Delacroix - Massacres de Scio
Publié le 27 Août 2013
Musée du Louvre, Paris. 1824.
Dans ce tableau Delacroix se démarque de la peinture d’histoire telle que David ou Gros la concevaient encore : la scène s’articule autour de deux groupes qui s’opposent, l’un à gauche, ramassé sur lui-même, l’autre à droite, subissant la violence du rapt. Il ne montre ni le moment de la bataille ni celui de la victoire, mais les conséquences d’une politique de domination : toute une population réduite en esclavage. Ce parti audacieux met l’accent sur le pathétique, sur la volonté d’exprimer la souffrance humaine, en somme sur une interprétation subjective des témoignages et récits sur cette guerre.
« Ces horribles scènes, rapporte Théophile Gautier, cette couleur violente, cette furie de brosse, soulevaient l’indignation des classiques dont la perruque frémissait […] et enthousiasmaient les jeunes peintres » : la toile, au Salon de 1824, conforta la querelle du romantisme. Elle peut aussi être interprétée comme un geste politique dans cette France où des comités philhellènes se constituent pour demander aux gouvernements d’intervenir et de mettre fin à l’oppression. Ce sera chose faite en 1827, et l’indépendance grecque sera enfin reconnue en 1830.
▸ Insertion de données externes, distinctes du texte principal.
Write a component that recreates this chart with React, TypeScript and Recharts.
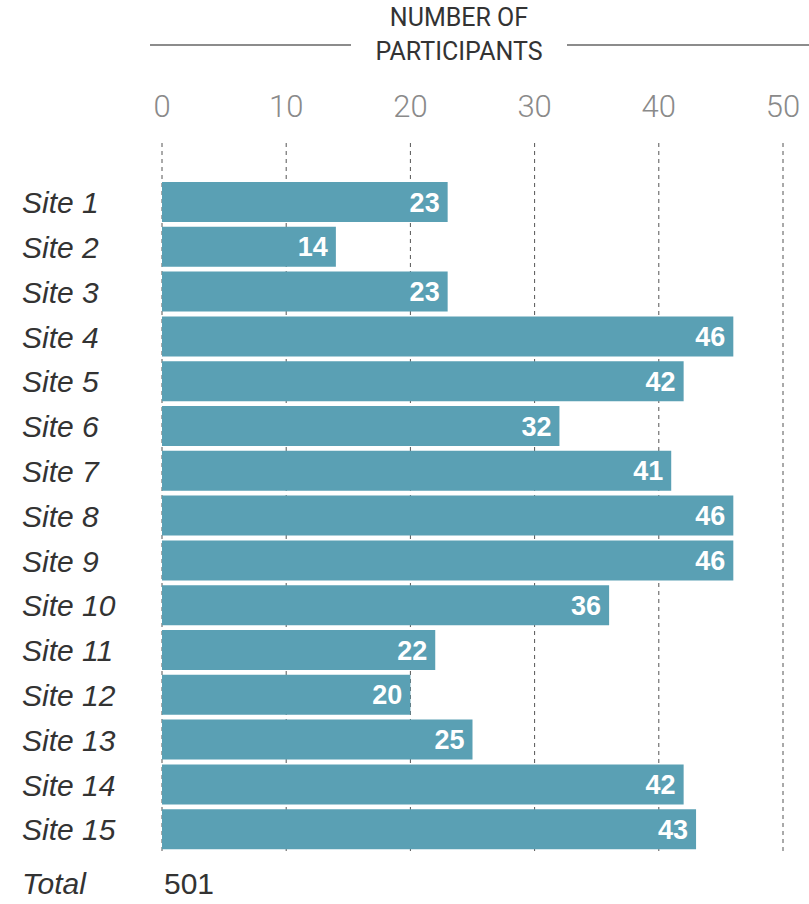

Deux grandes masses se répondent : le groupe des Grecs hagards et meurtris à gauche, le fougueux cavalier Turc à droite, seul rappel immédiat de l’action militaire – des combats se déroulent encore au second plan, dans le vaste paysage coloré. Delacroix dispose au premier plan des personnages prostrés et insiste sur leur résignation. Ces hommes et ces femmes, seuls ou par groupes de deux, sont isolés dans leur souffrance ou dans l’attente. Nul détail ne laisse entrevoir la possibilité d’une action commune ou d’une intervention salvatrice. La nature aride et la ligne d’horizon élevée accentuent encore le sentiment de fatalité qui pèse sur les vaincus.
Histoire:
La guerre d’indépendance des Grecs contre l’occupant Turc débuta en 1820 et suscita l’enthousiasme des européens progressistes ; nombreux furent ceux qui s’engagèrent aux côtés des Grecs, tel le poète romantique anglais Byron, fort admiré par Delacroix, et qui mourut en 1824 à Missolonghi. Dès le 15 septembre 1821, Delacroix se « propose de faire pour le Salon prochain un tableau dont je prendrai le sujet dans les guerres récentes des Turcs et des Grecs. Je crois que dans les circonstances, si d’ailleurs il y a quelque mérite dans l’exécution, ce sera un moyen de me faire distinguer » (Correspondance, I, p. 132). Toutefois, c’est seulement en mai 1823 qu’il note dans son Journal (I, p. 32) : « Samedi je me suis décidé à faire pour le Salon des Scènes du Massacre de Scio ». En avril 1822 s’étaient déroulés en effet les dramatiques massacres des habitants de l’île de Scio. On dénombra environ vingt mille morts et le reste de la population fut emmené en esclavage.